Eye For Film >> Movies >> The Phantom Carriage (1921) Film Review
It is New Year's Eve, and a consumptive Salvation Army sister named Edit (Astrid Holm) sits up from her deathbed and mysteriously demands that one David Helm be sent for at once. Yet when the man (Victor Sjöström), a misanthropic and abusive alcoholic, is eventually found carousing by a cemetery, he spurns Edit's 11th-hour intervention on his behalf, refusing even to see her – and, as the clock strikes midnight, he is accidentally struck dead.
Not that death is the end – for in this ghostly morality tale, the first person to die in the New Year is doomed to drive the phantom carriage for the next annual cycle – a grisly, punishing existence reaping lost souls for the afterlife. Before handing over the reins, the incumbent driver Georges (Tore Svennberg) – a man once well known to David – takes his reluctant successor on a tour through time, showing him the error of his ways and the damage that his life of dissipation has wrought on other people, including David's brother (Einar Axelsson), wife (Hilda Borgström) and two young children – not to mention on pious Edit herself. At last, for the first time in years, David's conscience is pricked – but is it too late for him to redeem himself?
Victor Sjöström's silent horror The Phantom Carriage (Körkarlen) draws directly from the 1912 novel of the same name by Nobel Prize winner Selma Lagerlöf, while also channeling the spirit of Charles Dickens' 1843 novella A Christmas Carol.
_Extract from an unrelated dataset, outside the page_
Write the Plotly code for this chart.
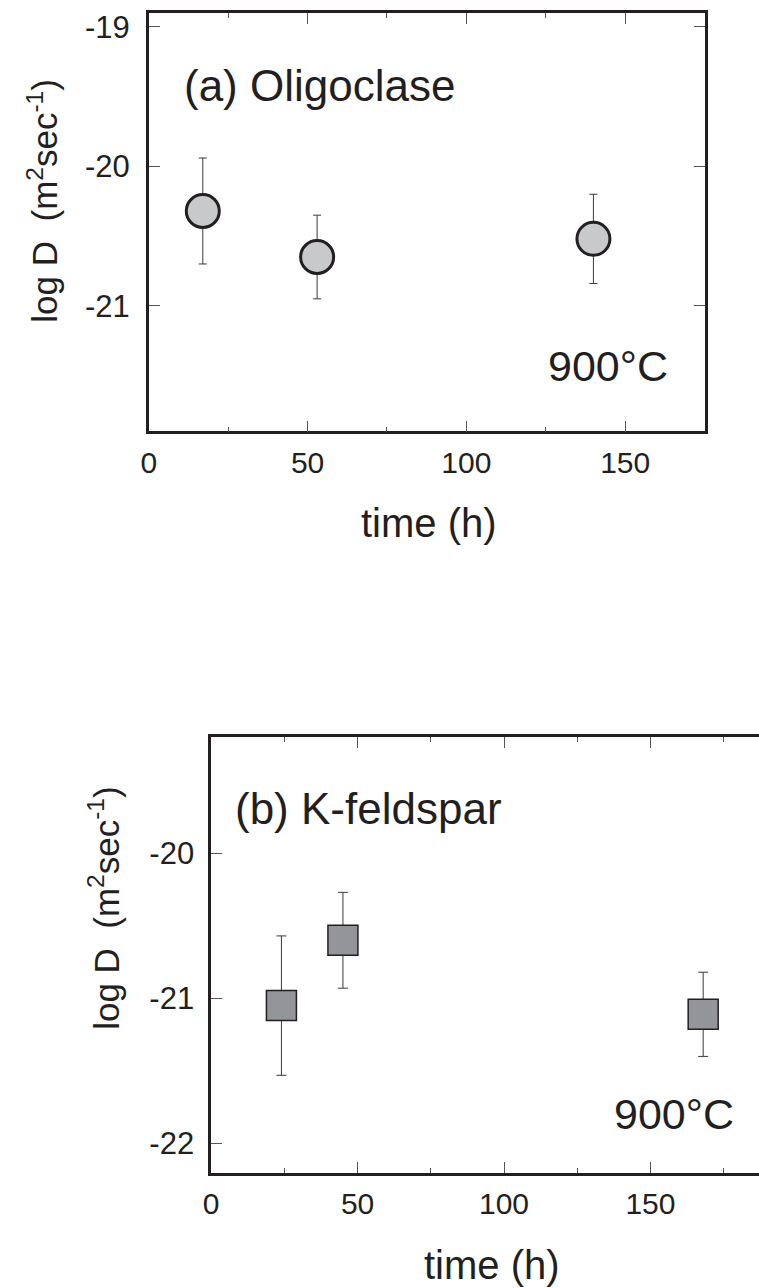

A deadly serious parable of irresistible temptation, moral despair and the possibility of change, Sjöström's film has been remade twice, as Julien Duvivier's La charette fantôme (1939) and Arne Mattsson's Körkarlen (1958), as well as clearly inspiring Frank Capra's It's A Wonderful Life (1946), whose cheery optimism it haunts like a dark doppelganger.
Without question, though, the filmmaker whose work has been most influenced by this classic is Sjöström's fellow Swede Ingmar Bergman, who would replay the film's encounters between 'hero' and Reaper in The Seventh Seal (1957), who would cast Sjöström himself as a man looking back over the emptiness of his life (and, in a dream sequence, meeting Death) in Wild Strawberries (1957), and who would dramatise a meeting between Sjöström and Lagerlöf to view some finished scenes from The Phantom Carriage in what was to be Bergman's penultimate film, the teleplay The Image Makers (2000). That Bergman, arguably one of the greatest filmmakers of all time, should have been so impressed by a film made when he was only three years old, attests to to the enduring impact and timeless universality of The Phantom Carriage.
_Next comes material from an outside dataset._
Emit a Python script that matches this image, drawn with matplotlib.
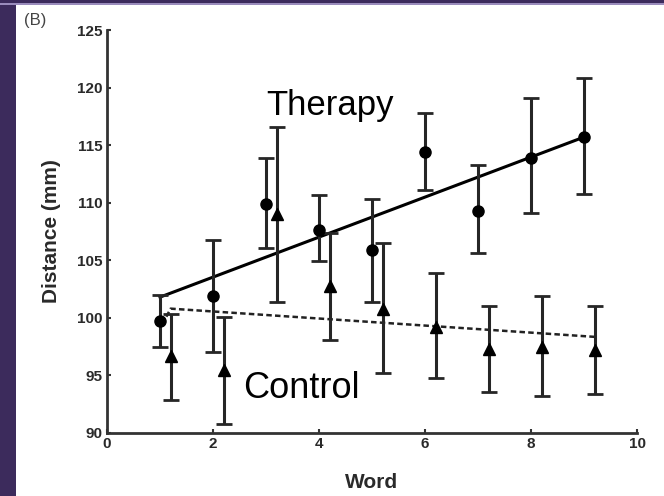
import numpy as np
import matplotlib.pyplot as plt
from matplotlib.patches import Rectangle

plt.rcParams['font.family'] = ['Liberation Sans', 'DejaVu Sans']

# mean distance per word with error bar limits
therapy_word = [1, 2, 3, 4, 5, 6, 7, 8, 9]
therapy_mean = [99.7, 101.9, 109.9, 107.6, 105.9, 114.4, 109.3, 113.9, 115.7]
therapy_hi = [102.0, 106.8, 113.9, 110.7, 110.3, 117.8, 113.3, 119.1, 120.8]
therapy_lo = [97.5, 97.0, 106.1, 104.9, 101.4, 111.1, 105.6, 109.1, 110.8]

control_word = [1.2, 2.2, 3.2, 4.2, 5.2, 6.2, 7.2, 8.2, 9.2]
control_mean = [96.7, 95.5, 109.0, 102.8, 100.8, 99.2, 97.3, 97.5, 97.2]
control_hi = [100.3, 100.1, 116.6, 107.4, 106.5, 103.9, 101.0, 101.9, 101.0]
control_lo = [92.9, 90.8, 101.4, 98.1, 95.2, 94.8, 93.6, 93.2, 93.4]

# fitted trend lines (the control fit starts with a short hook)
therapy_fit_x = [1, 9]
therapy_fit_y = [101.8, 115.7]
control_fit_x = [1.12, 1.2, 9.2]
control_fit_y = [100.1, 100.8, 98.35]

fig = plt.figure(figsize=(6.64, 4.96), dpi=100)
fig.patch.set_facecolor('#3c2b5c')
fig.add_artist(Rectangle((0, 1 - 5 / 496), 1, 2 / 496, transform=fig.transFigure,
                         facecolor='#9a8cbc', edgecolor='none', zorder=-10))
fig.add_artist(Rectangle((16 / 664, 0), 1, 1 - 5 / 496, transform=fig.transFigure,
                         facecolor='white', edgecolor='none', zorder=-10))

ax = fig.add_axes([107 / 664, 63 / 496, 530 / 664, 403 / 496])
ax.set_facecolor('none')

def err(mean, lo, hi):
    m = np.array(mean)
    return [m - np.array(lo), np.array(hi) - m]

ax.errorbar(therapy_word, therapy_mean, yerr=err(therapy_mean, therapy_lo, therapy_hi),
            fmt='o', color='black', ecolor='#262626', ms=8, elinewidth=2.2,
            capsize=5.5, capthick=2, zorder=3)
ax.errorbar(control_word, control_mean, yerr=err(control_mean, control_lo, control_hi),
            fmt='^', color='black', ecolor='#262626', ms=8.5, elinewidth=2.2,
            capsize=5.5, capthick=2, zorder=3)

ax.plot(therapy_fit_x, therapy_fit_y, color='black', lw=2.2, zorder=2)
ax.plot(control_fit_x, control_fit_y, color='#222222', lw=1.8, ls=(0, (2.2, 1.3)), zorder=2)

ax.text(3.0, 117.6, 'Therapy', fontsize=25, ha='left', va='baseline')
ax.text(2.56, 93.07, 'Control', fontsize=26, ha='left', va='baseline')

ax.set_xlim(0, 10)
ax.set_ylim(90, 125)
ax.set_xticks([0, 2, 4, 6, 8, 10])
ax.set_yticks([90, 95, 100, 105, 110, 115, 120, 125])

for s in ['top', 'right']:
    ax.spines[s].set_visible(False)
for s in ['left', 'bottom']:
    ax.spines[s].set_linewidth(2)
    ax.spines[s].set_color('#333333')

ax.tick_params(direction='in', length=3, width=1.5, color='#333333',
               labelsize=11, labelcolor='#2a2a2a', pad=3)
for lab in ax.get_xticklabels() + ax.get_yticklabels():
    lab.set_fontweight('bold')

ax.set_xlabel('Word', fontsize=15, fontweight='bold', color='#2a2a2a', labelpad=16)
ax.set_ylabel('Distance (mm)', fontsize=15, fontweight='bold', color='#2a2a2a', labelpad=12)

fig.text(24 / 664, 1 - 21 / 496, '(B)', fontsize=12, color='#444444', va='center')

fig.savefig('out.png', dpi=100, facecolor=fig.get_facecolor())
It would be all too easy to reduce The Phantom Carriage to a piece of propaganda for the temperance movement, but that would be to overlook its rather sophisticated suggestion that addiction might be as much a symptom as a cause of societal ills. It would be easy, too, to dismiss the film as a mere showcase for "special effects" – and certainly its use of double exposures and match cuts to create the illusion of phantom activity is most striking – but that would be to ignore altogether both its ethical convolutions and the complexity of its narrative, whose flashback-within-flashback structure expands the events of an hour or so into the events of several years. And it would be simplicity itself to ignore The Phantom Carriage as an unwanted ghost from a forgotten and (to today's tastes) rather clunky period of cinema, but the cast (led by Sjöström himself) put in performances much closer to modern realism than silent-era histrionics, while the crispness of Julius Jaenzon's cinematography can speak to any age.
What is more, Sjöström's film is not just an early horror, but an argument for the moral validity of cinema itself. For just as David's limbic carriage ride, whether supernatural reality or stupor-driven vision, reveals to him the value of turning over a new leaf, Sjöström's film has the same effect on the viewer. Here, it is cinema itself which is the phantom carriage, taking us on a journey that can divert, horrify and depress – but also enlighten and improve. The film may still bear some of the outmoded stylisations of the silent era, but its message survives the test of time and, as we learn along with the vice-ridden protagonist, never comes too late.